Available data>
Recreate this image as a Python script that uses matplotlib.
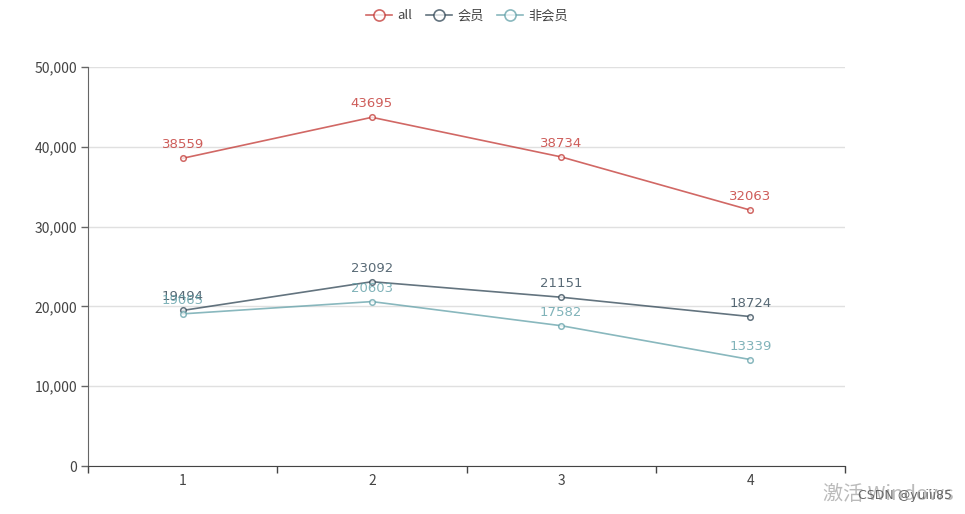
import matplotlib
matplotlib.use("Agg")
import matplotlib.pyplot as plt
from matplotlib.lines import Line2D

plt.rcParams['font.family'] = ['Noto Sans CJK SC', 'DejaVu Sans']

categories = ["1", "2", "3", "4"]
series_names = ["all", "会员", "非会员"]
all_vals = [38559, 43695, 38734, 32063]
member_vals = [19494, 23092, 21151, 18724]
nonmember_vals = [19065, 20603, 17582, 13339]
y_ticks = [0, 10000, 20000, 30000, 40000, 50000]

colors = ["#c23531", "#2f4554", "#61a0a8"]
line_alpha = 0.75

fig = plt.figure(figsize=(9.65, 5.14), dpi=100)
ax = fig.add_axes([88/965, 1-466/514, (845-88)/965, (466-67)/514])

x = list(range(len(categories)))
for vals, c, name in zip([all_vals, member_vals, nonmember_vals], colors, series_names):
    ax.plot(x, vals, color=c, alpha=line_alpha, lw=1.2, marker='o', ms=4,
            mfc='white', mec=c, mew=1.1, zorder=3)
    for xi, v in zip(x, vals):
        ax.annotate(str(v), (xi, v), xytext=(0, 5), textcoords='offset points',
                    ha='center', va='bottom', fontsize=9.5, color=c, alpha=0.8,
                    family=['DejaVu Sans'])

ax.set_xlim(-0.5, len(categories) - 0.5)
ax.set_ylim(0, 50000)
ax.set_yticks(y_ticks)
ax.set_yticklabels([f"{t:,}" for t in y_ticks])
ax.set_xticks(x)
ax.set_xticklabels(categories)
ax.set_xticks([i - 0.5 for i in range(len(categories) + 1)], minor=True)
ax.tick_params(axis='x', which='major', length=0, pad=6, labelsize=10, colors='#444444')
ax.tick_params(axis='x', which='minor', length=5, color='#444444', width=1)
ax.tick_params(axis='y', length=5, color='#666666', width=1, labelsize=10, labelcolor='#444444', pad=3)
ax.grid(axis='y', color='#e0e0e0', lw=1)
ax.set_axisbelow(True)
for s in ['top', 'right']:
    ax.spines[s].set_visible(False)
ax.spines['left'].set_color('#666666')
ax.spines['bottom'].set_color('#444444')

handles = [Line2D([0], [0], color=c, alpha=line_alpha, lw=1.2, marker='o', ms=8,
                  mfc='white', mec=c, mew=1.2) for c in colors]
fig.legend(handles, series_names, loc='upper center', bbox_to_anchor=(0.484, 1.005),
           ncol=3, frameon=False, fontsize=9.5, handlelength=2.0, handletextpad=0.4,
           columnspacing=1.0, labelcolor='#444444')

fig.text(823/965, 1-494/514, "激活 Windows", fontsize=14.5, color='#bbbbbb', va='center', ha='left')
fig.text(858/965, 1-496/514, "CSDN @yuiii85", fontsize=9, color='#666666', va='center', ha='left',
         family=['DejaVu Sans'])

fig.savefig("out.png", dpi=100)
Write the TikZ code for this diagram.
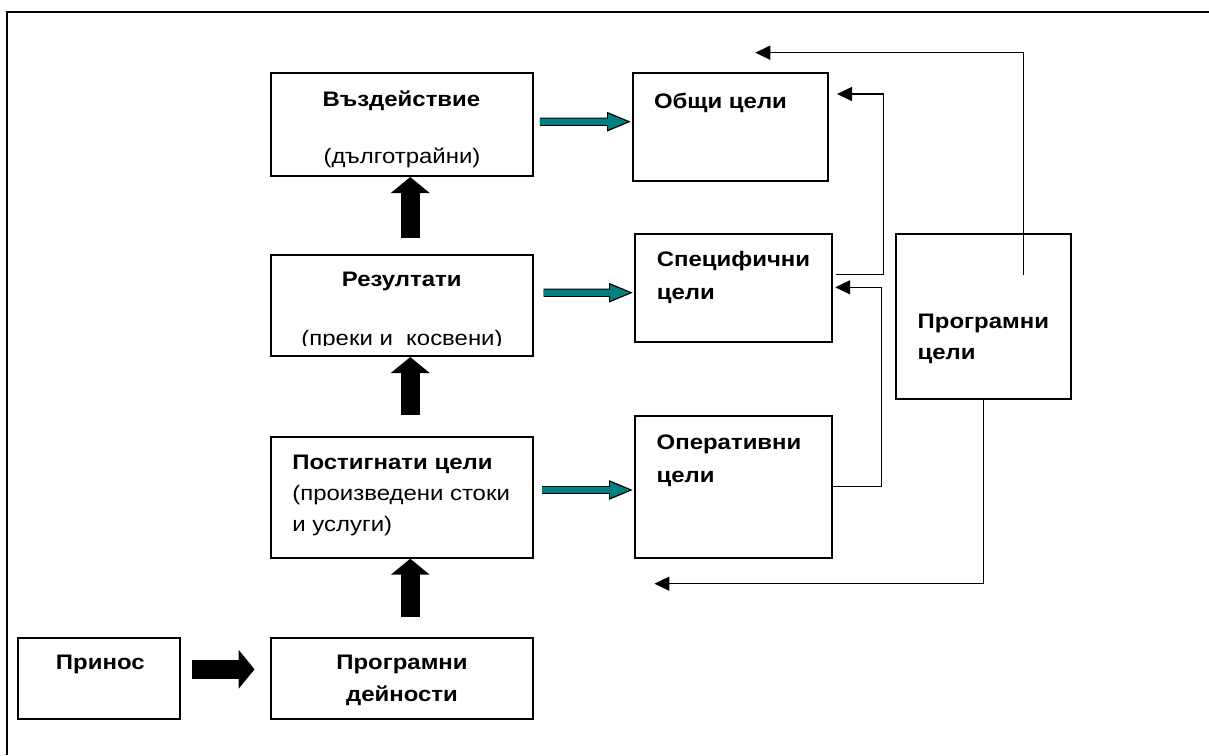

Instruction> The lines from the start of the entries above through the one containing "ax.spines['bottom'].set_color('#444444')" are to be retyped exactly, and no others. Pictures are left out.

Correct response>
Recreate this image as a Python script that uses matplotlib.
import matplotlib
matplotlib.use("Agg")
import matplotlib.pyplot as plt
from matplotlib.lines import Line2D

plt.rcParams['font.family'] = ['Noto Sans CJK SC', 'DejaVu Sans']

categories = ["1", "2", "3", "4"]
series_names = ["all", "会员", "非会员"]
all_vals = [38559, 43695, 38734, 32063]
member_vals = [19494, 23092, 21151, 18724]
nonmember_vals = [19065, 20603, 17582, 13339]
y_ticks = [0, 10000, 20000, 30000, 40000, 50000]

colors = ["#c23531", "#2f4554", "#61a0a8"]
line_alpha = 0.75

fig = plt.figure(figsize=(9.65, 5.14), dpi=100)
ax = fig.add_axes([88/965, 1-466/514, (845-88)/965, (466-67)/514])

x = list(range(len(categories)))
for vals, c, name in zip([all_vals, member_vals, nonmember_vals], colors, series_names):
    ax.plot(x, vals, color=c, alpha=line_alpha, lw=1.2, marker='o', ms=4,
            mfc='white', mec=c, mew=1.1, zorder=3)
    for xi, v in zip(x, vals):
        ax.annotate(str(v), (xi, v), xytext=(0, 5), textcoords='offset points',
                    ha='center', va='bottom', fontsize=9.5, color=c, alpha=0.8,
                    family=['DejaVu Sans'])

ax.set_xlim(-0.5, len(categories) - 0.5)
ax.set_ylim(0, 50000)
ax.set_yticks(y_ticks)
ax.set_yticklabels([f"{t:,}" for t in y_ticks])
ax.set_xticks(x)
ax.set_xticklabels(categories)
ax.set_xticks([i - 0.5 for i in range(len(categories) + 1)], minor=True)
ax.tick_params(axis='x', which='major', length=0, pad=6, labelsize=10, colors='#444444')
ax.tick_params(axis='x', which='minor', length=5, color='#444444', width=1)
ax.tick_params(axis='y', length=5, color='#666666', width=1, labelsize=10, labelcolor='#444444', pad=3)
ax.grid(axis='y', color='#e0e0e0', lw=1)
ax.set_axisbelow(True)
for s in ['top', 'right']:
    ax.spines[s].set_visible(False)
ax.spines['left'].set_color('#666666')
ax.spines['bottom'].set_color('#444444')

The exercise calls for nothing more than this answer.